AIM: Reproduce the listing below word for word, with no pictures.

DATA LINES:

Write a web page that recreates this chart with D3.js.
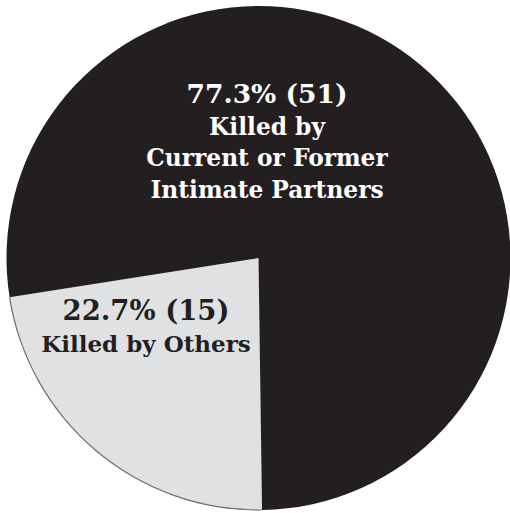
<!DOCTYPE html>
<html>
<head>
<meta charset="utf-8">
<script src="https://cdn.jsdelivr.net/npm/d3@7"></script>
<style>
  html, body { margin: 0; padding: 0; background: #fff; }
  svg { display: block; }
  text { font-family: "DejaVu Serif", serif; font-weight: bold; }
</style>
</head>
<body>
<div id="chart"></div>
<script>
"use strict";

// data
var categories = ["Killed by Others", "Killed by Current or Former Intimate Partners"];
var counts = [15, 51];
var percents = ["22.7%", "77.3%"];
var labelLines = [
	["Killed by Others"],
	["Killed by", "Current or Former", "Intimate Partners"]
];

var width = 510;
var height = 513;
var cx = 258.5, cy = 258, radius = 252;

var colors = ["#e0e1e3", "#231f20"];
var textColors = ["#231f20", "#ffffff"];

var svg = d3.select("#chart").append("svg")
	.attr("width", width)
	.attr("height", height);

var g = svg.append("g")
	.attr("transform", "translate(" + cx + "," + cy + ")");

var start = 179.2 * Math.PI / 180;

var pie = d3.pie()
	.sort(null)
	.startAngle(start)
	.endAngle(start + 2 * Math.PI)
	.value(function(d) { return d; });

var arc = d3.arc()
	.innerRadius(0)
	.outerRadius(radius);

var arcs = pie(counts);

g.selectAll("path.slice")
	.data(arcs)
	.enter()
	.append("path")
	.attr("class", "slice")
	.attr("d", arc)
	.attr("fill", function(d, i) { return colors[i]; });

// thin grey rim on the light slice only
var rim = d3.arc()
	.innerRadius(radius - 0.6)
	.outerRadius(radius + 0.6);
g.append("path")
	.datum(arcs[0])
	.attr("d", rim)
	.attr("fill", "#6d6e70");

// label anchors (first baseline), relative to chart centre
var labelPos = [[146 - cx, 320 - cy], [267 - cx, 103 - cy]];
var bigSize = [27.5, 26.5];
var smallSize = [23, 23.3];
var lineGap = [32, 31.5];

labelPos.forEach(function(p, i) {
	var t = g.append("text")
		.attr("text-anchor", "middle")
		.attr("fill", textColors[i]);
	t.append("tspan")
		.attr("x", p[0])
		.attr("y", p[1])
		.attr("font-size", bigSize[i])
		.text(percents[i] + " (" + counts[i] + ")");
	labelLines[i].forEach(function(line, j) {
		t.append("tspan")
			.attr("x", p[0])
			.attr("y", p[1] + lineGap[i] * (j + 1))
			.attr("font-size", smallSize[i])
			.text(line);
	});
});
</script>
</body>
</html>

REPLY TO THE EXERCISE:
Write a web page that recreates this chart with D3.js.
<!DOCTYPE html>
<html>
<head>
<meta charset="utf-8">
<script src="https://cdn.jsdelivr.net/npm/d3@7"></script>
<style>
  html, body { margin: 0; padding: 0; background: #fff; }
  svg { display: block; }
  text { font-family: "DejaVu Serif", serif; font-weight: bold; }
</style>
</head>
<body>
<div id="chart"></div>
<script>
"use strict";

// data
var categories = ["Killed by Others", "Killed by Current or Former Intimate Partners"];
var counts = [15, 51];
var percents = ["22.7%", "77.3%"];
var labelLines = [
	["Killed by Others"],
	["Killed by", "Current or Former", "Intimate Partners"]
];

var width = 510;
var height = 513;
var cx = 258.5, cy = 258, radius = 252;

var colors = ["#e0e1e3", "#231f20"];
var textColors = ["#231f20", "#ffffff"];

var svg = d3.select("#chart").append("svg")
	.attr("width", width)
	.attr("height", height);

var g = svg.append("g")
	.attr("transform", "translate(" + cx + "," + cy + ")");

var start = 179.2 * Math.PI / 180;

var pie = d3.pie()
	.sort(null)
	.startAngle(start)
	.endAngle(start + 2 * Math.PI)
	.value(function(d) { return d; });

var arc = d3.arc()
	.innerRadius(0)
	.outerRadius(radius);

var arcs = pie(counts);

g.selectAll("path.slice")
	.data(arcs)
	.enter()
	.append("path")
	.attr("class", "slice")
	.attr("d", arc)
	.attr("fill", function(d, i) { return colors[i]; });

// thin grey rim on the light slice only
var rim = d3.arc()
	.innerRadius(radius - 0.6)
	.outerRadius(radius + 0.6);
g.append("path")
	.datum(arcs[0])
	.attr("d", rim)
	.attr("fill", "#6d6e70");

// label anchors (first baseline), relative to chart centre
var labelPos = [[146 - cx, 320 - cy], [267 - cx, 103 - cy]];
var bigSize = [27.5, 26.5];
var smallSize = [23, 23.3];
var lineGap = [32, 31.5];

labelPos.forEach(function(p, i) {
	var t = g.append("text")
		.attr("text-anchor", "middle")
		.attr("fill", textColors[i]);
	t.append("tspan")
		.attr("x", p[0])
		.attr("y", p[1])
		.attr("font-size", bigSize[i])
		.text(percents[i] + " (" + counts[i] + ")");
	labelLines[i].forEach(function(line, j) {
		t.append("tspan")
			.attr("x", p[0])
			.attr("y", p[1] + lineGap[i] * (j + 1))
			.attr("font-size", smallSize[i])
			.text(line);
	});
});
</script>
</body>
</html>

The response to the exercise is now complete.